Diketahui, Pemprov DKI telah menyetorkan uang commitment fee Rp 360 miliar dan Rp 200 miliar kepada panitia Formula E.
"Namun demikian, belum terlihat kesungguhan niat dari Gubernur Anies untuk mengembalikan uang Rp 560 miliar tersebut," lanjut Idris.
Padahal menurut dia, anggaran itu seharusnya ditarik dan dialihkan untuk penanganan pandemi Covid-19.
Mulai dari pelaksanaan tes swab, penyediaan tempat isolasi, pelayanan rumah sakit, hingga bantuan sosial bagi warga.
4. Ketidakjelasan prioritas anggaran
Idris menilai, prioritas anggaran di DKI tidak jelas. Ia mencontohkan, di APBD 2020, Pemprov DKI memprioritaskan anggaran event yang mencapai Rp 1,5 triliun (termasuk Formula E Rp 1,2 triliun).
Namun, anggaran pembangunan sekolah dan gelanggang olahraga masing-masing justru dipotong sebesar Rp 455,4 miliar dan Rp 320,5 miliar.
Di sisi lain, anggaran sangat minim untuk normalisasi dan tanggul pantai guna mengatasi banjir, pembangunan Light Rail Transit (LRT), dan infrastruktur air bersih. Bahkan, belakangan anggaran pembangunan LRT dan air bersih dihapus akibat defisit APBD.
Selain itu, di dalam program Pemulihan Ekonomi Nasional (PEN) yang menggunakan pinjaman dari Kementerian Keuangan, tidak ada pula kegiatan pembangunan normalisasi sungai, tanggul pantai, LRT, dan air bersih.
Padahal kegiatan-kegiatan ini sangat dibutuhkan warga Jakarta.
5. Normalisasi sungai mandek selama 3 tahun
Program normalisasi sungai direncanakan sepanjang 33 kilometer (km).

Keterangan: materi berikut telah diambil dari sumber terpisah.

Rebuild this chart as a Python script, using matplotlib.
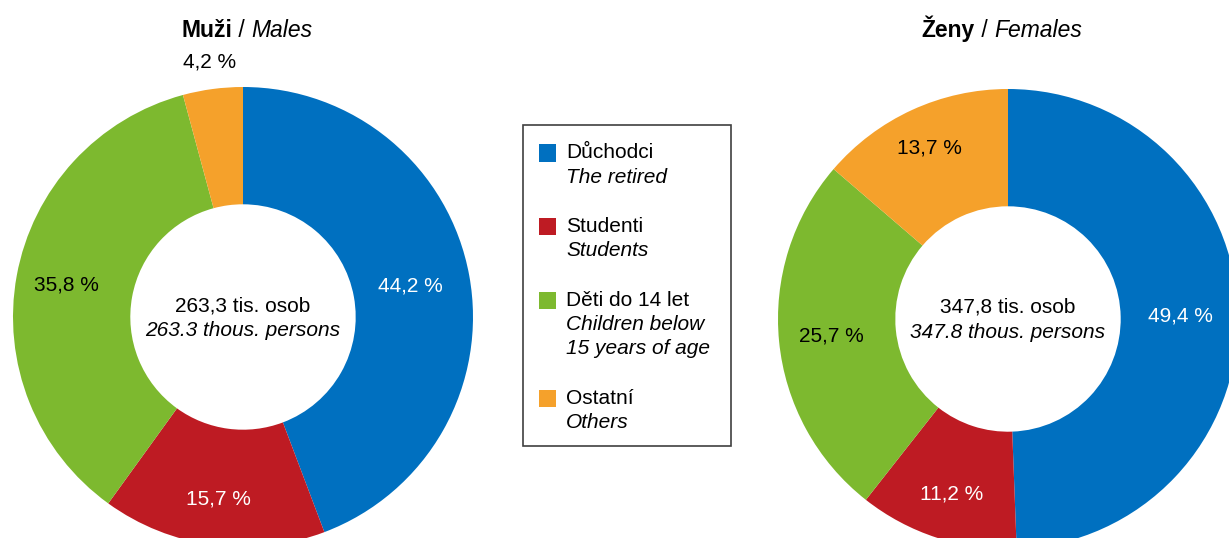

Hingga 2017, sudah dilakukan normalisasi sungai sepanjang 16 km. Akan tetapi, dari 2018 hingga 2020 tidak ada kegiatan normalisasi sungai.
"Pada 2020, telah dilakukan pembebasan lahan saluran air 8,2 km. Namun demikian, tidak jelas apakah pada 2021 telah dialokasikan anggaran normalisasi sungai pada lahan 8,2 km tersebut," ucapnya.
6. Realisasi naturalisasi sungai 0 persen
Normalisasi mandek, begitu pun naturalisasi.